# Requirements
Extract every line that contains the word "page".

# Data provided
━━━━━━━━━━━━━━━━━━━━

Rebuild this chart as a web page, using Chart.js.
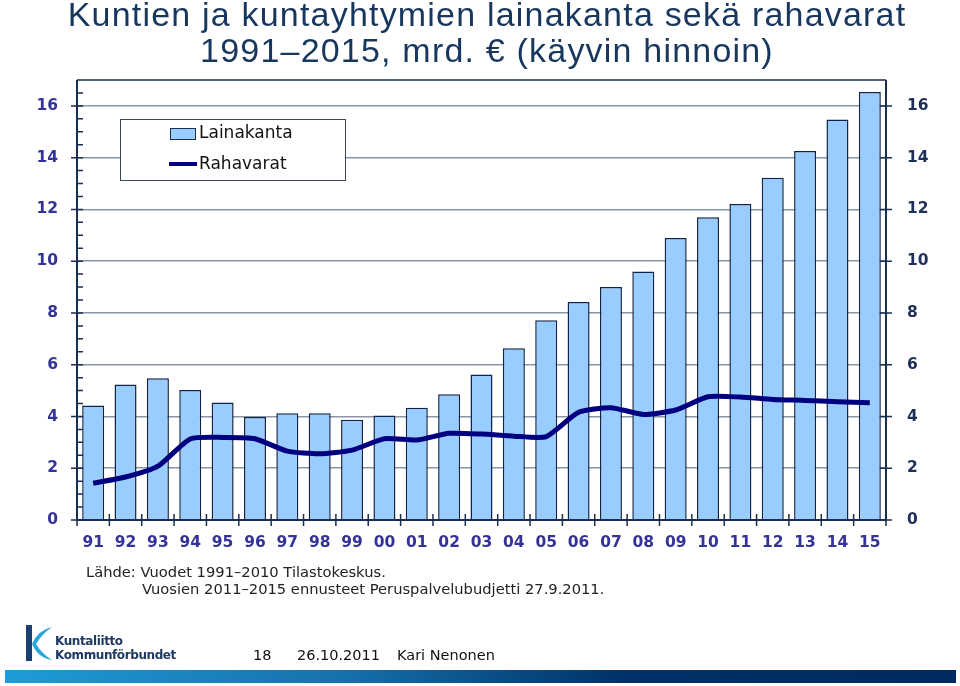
<!DOCTYPE html>
<html>
<head>
<meta charset="utf-8">
<script src="https://cdn.jsdelivr.net/npm/chart.js@4.4.1/dist/chart.umd.min.js"></script>
<style>
    html, body { margin: 0; padding: 0; background: #fff; }
    #page { position: relative; width: 960px; height: 686px; overflow: hidden; }
    #chart { position: absolute; left: 0; top: 0; }
    .title { position: absolute; left: 7px; width: 960px; text-align: center; font-family: "Liberation Sans", Arial, sans-serif; font-size: 34px; color: #17375E; line-height: 38px; white-space: nowrap; letter-spacing: 1.2px; }
    .src { position: absolute; font-family: "DejaVu Sans", sans-serif; font-size: 14.7px; color: #222; white-space: nowrap; }
    .foot { position: absolute; top: 647px; font-family: "DejaVu Sans", sans-serif; font-size: 14.5px; color: #111; white-space: nowrap; }
    .logo-txt { position: absolute; left: 55px; font-family: "DejaVu Sans", sans-serif; font-weight: bold; font-size: 12px; letter-spacing: -0.4px; color: #1F3864; white-space: nowrap; }
    #band { position: absolute; left: 5px; top: 670px; width: 951px; height: 13px;
            background: linear-gradient(to right, #1E9CD7 0%, #1672AC 35%, #003168 65%, #002A5E 100%); }
</style>
</head>
<body>
<div id="page">
    <canvas id="chart" width="960" height="686"></canvas>
    <div class="title" style="top:-5px">Kuntien ja kuntayhtymien lainakanta sekä rahavarat</div>
    <div class="title" style="top:31px">1991–2015, mrd. € (käyvin hinnoin)</div>
    <div class="src" style="left:86px; top:563px">Lähde: Vuodet 1991–2010 Tilastokeskus.</div>
    <div class="src" style="left:142px; top:580px">Vuosien 2011–2015 ennusteet Peruspalvelubudjetti 27.9.2011.</div>
    <svg style="position:absolute; left:20px; top:622px" width="40" height="42">
        <rect x="6" y="3" width="6" height="36" fill="#1B3F73"/>
        <path d="M12 22 Q18 8 32 5 Q22 12 16 22 Q22 32 32 38 Q18 36 12 22 Z" fill="#2AA5DC"/>
    </svg>
    <div class="logo-txt" style="top:634px">Kuntaliitto</div>
    <div class="logo-txt" style="top:648px">Kommunförbundet</div>
    <div class="foot" style="left:253px">18</div>
    <div class="foot" style="left:297px">26.10.2011</div>
    <div class="foot" style="left:397px">Kari Nenonen</div>
    <div id="band"></div>
</div>
<script>
// Vuodet 1991-2015
const years = ["91", "92", "93", "94", "95", "96", "97", "98", "99", "00", "01", "02", "03",
               "04", "05", "06", "07", "08", "09", "10", "11", "12", "13", "14", "15"];

// Lainakanta, mrd. €
const lainakanta = [4.42, 5.24, 5.48, 5.02, 4.54, 3.98, 4.12, 4.12, 3.87, 4.04, 4.34, 4.86, 5.62,
                    6.64, 7.72, 8.42, 9.00, 9.60, 10.90, 11.70, 12.21, 13.22, 14.26, 15.47, 16.54];

// Rahavarat, mrd. €
const rahavarat = [1.42, 1.66, 2.08, 3.13, 3.19, 3.14, 2.66, 2.56, 2.70, 3.14, 3.09, 3.35, 3.32,
                   3.24, 3.22, 4.16, 4.34, 4.08, 4.25, 4.76, 4.75, 4.66, 4.62, 4.57, 4.53];

const yTicks = [0, 2, 4, 6, 8, 10, 12, 14, 16];
const yMinorTicks = [0.5, 1, 1.5, 2.5, 3, 3.5, 4.5, 5, 5.5, 6.5, 7, 7.5, 8.5, 9, 9.5, 10.5, 11, 11.5,
                     12.5, 13, 13.5, 14.5, 15, 15.5, 16.5];

const axisColor = "#1A2E50";
const barFill = "#99CCFF";
const lineColor = "#000080";

// akselit, tikit ja selite piirretään itse
const axisPlugin = {
    id: "axisMarks",
    afterDatasetsDraw(chart) {
        const ctx = chart.ctx;
        const area = chart.chartArea;
        const y = chart.scales.y;
        const x = chart.scales.x;
        ctx.save();
        ctx.strokeStyle = axisColor;

        // yläreuna
        ctx.lineWidth = 1.5;
        ctx.beginPath();
        ctx.moveTo(area.left, area.top);
        ctx.lineTo(area.right, area.top);
        ctx.stroke();

        ctx.lineWidth = 2;
        ctx.beginPath();
        ctx.moveTo(area.left, area.top);
        ctx.lineTo(area.left, area.bottom);
        ctx.moveTo(area.right, area.top);
        ctx.lineTo(area.right, area.bottom);
        ctx.moveTo(area.left, area.bottom);
        ctx.lineTo(area.right, area.bottom);
        ctx.stroke();

        ctx.lineWidth = 1.5;
        ctx.beginPath();
        yTicks.forEach(v => {
            const py = y.getPixelForValue(v);
            ctx.moveTo(area.left - 6, py);
            ctx.lineTo(area.left + 6, py);
            ctx.moveTo(area.right - 6, py);
            ctx.lineTo(area.right + 6, py);
        });
        yMinorTicks.forEach(v => {
            const py = y.getPixelForValue(v);
            ctx.moveTo(area.left, py);
            ctx.lineTo(area.left + 6, py);
        });
        const half = (x.getPixelForValue(1) - x.getPixelForValue(0)) / 2;
        for (let i = 0; i <= years.length; i++) {
            const px = x.getPixelForValue(i) - half;
            ctx.moveTo(px, area.bottom - 6);
            ctx.lineTo(px, area.bottom + 6);
        }
        ctx.stroke();

        // selite
        const ds = chart.data.datasets;
        const barLabel = ds.find(d => d.type === "bar").label;
        const lineLabel = ds.find(d => d.type === "line").label;
        ctx.fillStyle = "#fff";
        ctx.fillRect(120, 119, 225, 61);
        ctx.strokeStyle = "#3A4654";
        ctx.lineWidth = 1;
        ctx.strokeRect(120.5, 119.5, 225, 61);

        ctx.fillStyle = barFill;
        ctx.fillRect(170, 128, 25, 11);
        ctx.strokeStyle = axisColor;
        ctx.strokeRect(170.5, 128.5, 25, 11);

        ctx.strokeStyle = lineColor;
        ctx.lineWidth = 4;
        ctx.beginPath();
        ctx.moveTo(169, 164);
        ctx.lineTo(197, 164);
        ctx.stroke();

        ctx.fillStyle = "#111";
        ctx.font = "17px 'DejaVu Sans'";
        ctx.textBaseline = "middle";
        ctx.fillText(barLabel, 199, 134);
        ctx.fillText(lineLabel, 199, 165);
        ctx.restore();
    }
};

const tickFont = { family: "DejaVu Sans", size: 15.5, weight: "bold" };

new Chart(document.getElementById("chart").getContext("2d"), {
    data: {
        labels: years,
        datasets: [{
            type: "line",
            label: "Rahavarat",
            data: rahavarat,
            borderColor: lineColor,
            borderWidth: 5,
            pointRadius: 0,
            tension: 0.2,
            order: 0
        }, {
            type: "bar",
            label: "Lainakanta",
            data: lainakanta,
            backgroundColor: barFill,
            borderColor: "#0F2447",
            borderWidth: 1.5,
            barPercentage: 0.68,
            categoryPercentage: 1,
            order: 1
        }]
    },
    options: {
        responsive: false,
        animation: false,
        layout: { padding: { top: 80, left: 0, right: 0, bottom: 0 } },
        plugins: { legend: { display: false }, tooltip: { enabled: false } },
        scales: {
            x: {
                offset: true,
                grid: { display: false },
                border: { display: false },
                ticks: { font: tickFont, color: "#333399", padding: 6, maxRotation: 0 },
                afterFit(scale) { scale.height = 166; }
            },
            y: {
                position: "left",
                min: 0,
                max: 17,
                afterBuildTicks(scale) { scale.ticks = yTicks.map(v => ({ value: v })); },
                grid: { color: "#8A96A4", lineWidth: 1.5, drawTicks: false },
                border: { display: false },
                ticks: { font: tickFont, color: "#333399", padding: 19 },
                afterFit(scale) { scale.width = 77; }
            },
            y2: {
                position: "right",
                min: 0,
                max: 17,
                afterBuildTicks(scale) { scale.ticks = yTicks.map(v => ({ value: v })); },
                grid: { drawOnChartArea: false, drawTicks: false },
                border: { display: false },
                ticks: { font: tickFont, color: "#1F2F5A", padding: 21 },
                afterFit(scale) { scale.width = 74; }
            }
        }
    },
    plugins: [axisPlugin]
});
</script>
</body>
</html>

━━━━━━━━━━━━━━━━━━━━

# Solution to this task
Rebuild this chart as a web page, using Chart.js.
    #page { position: relative; width: 960px; height: 686px; overflow: hidden; }
<div id="page">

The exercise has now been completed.